Low selectivity columns: A boolean column with 50/50 distribution rarely benefits from an index. The database will likely choose a sequential scan anyway.

-- Probably wasteful CREATE INDEX idx_orders_is_active ON orders(is_active);

Small tables: Tables under ~10,000 rows often scan faster than index lookup due to overhead. Sequential scan of 1,000 rows is negligible.

Write-heavy tables with read-light patterns: If a table receives 1,000 writes per second but only 10 reads, indexes hurt more than they help.

Columns rarely used in WHERE, JOIN, or ORDER BY: Only index columns you actually filter or sort by.

Identifying Unused Indexes

PostgreSQL tracks index usage:

SELECT schemaname, tablename, indexname, idx_scan, idx_tup_read, idx_tup_fetch, pg_size_pretty(pg_relation_size(indexrelid)) as index_size FROM pg_stat_user_indexes WHERE idx_scan = 0 ORDER BY pg_relation_size(indexrelid) DESC;

This query reveals indexes that have never been used since the last statistics reset. Before dropping them, verify over a sufficient time period that covers all query patterns.

Index Maintenance

Indexes degrade over time. Dead tuples from updates and deletes cause bloat.

Monitor Index Bloat

SELECT schemaname, tablename, indexname, pg_size_pretty(pg_relation_size(indexrelid)) as index_size, idx_scan, idx_tup_read FROM pg_stat_user_indexes WHERE schemaname = 'public' ORDER BY pg_relation_size(indexrelid) DESC;

Rebuild Bloated Indexes

-- Blocking rebuild REINDEX INDEX idx_orders_customer_id; -- Non-blocking rebuild (PostgreSQL 12+) REINDEX INDEX CONCURRENTLY idx_orders_customer_id;

REINDEX CONCURRENTLY is essential for production systems—it rebuilds the index without blocking writes.

Practical Indexing Checklist

Before creating an index, answer these questions:

  1. What queries will use this index? Verify with EXPLAIN.
  2. What's the selectivity? High-cardinality columns benefit more.
  3. Is there an existing index that could be extended instead?
  4. What's the write volume on this table?
  5. Can a partial index suffice?
  6. Would a covering index eliminate heap fetches?

After creating an index:

  1. Run ANALYZE on the table
  2. Verify usage with EXPLAIN ANALYZE
  3. Monitor pg_stat_user_indexes for actual usage
  4. Check for increased write latency

Conclusion

Effective indexing is empirical work. You form a hypothesis about which index will help, create it, and measure the result. EXPLAIN ANALYZE is your primary tool. Statistics are your foundation.

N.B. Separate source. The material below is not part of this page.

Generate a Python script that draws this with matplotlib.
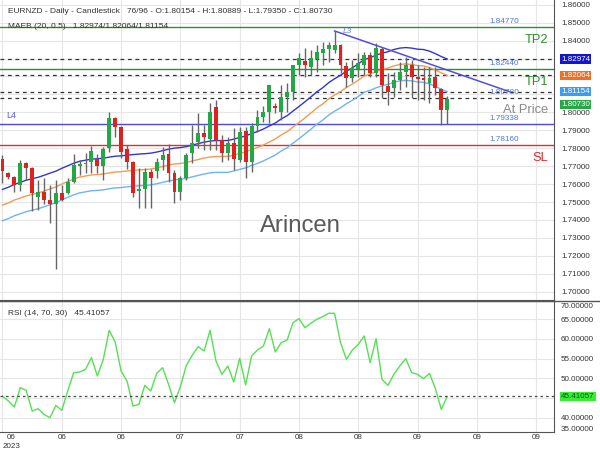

Start with the queries that matter most—the slow ones, the frequent ones. Add indexes incrementally. Monitor their usage. Remove the ones that don't pull their weight.

The goal is not maximum indexes. The goal is optimal performance with minimal overhead. Every index should justify its existence with measurable query improvement.

There's no substitute for understanding your data and your access patterns. The strategies in this guide will help, but ultimately, your execution plans tell the truth.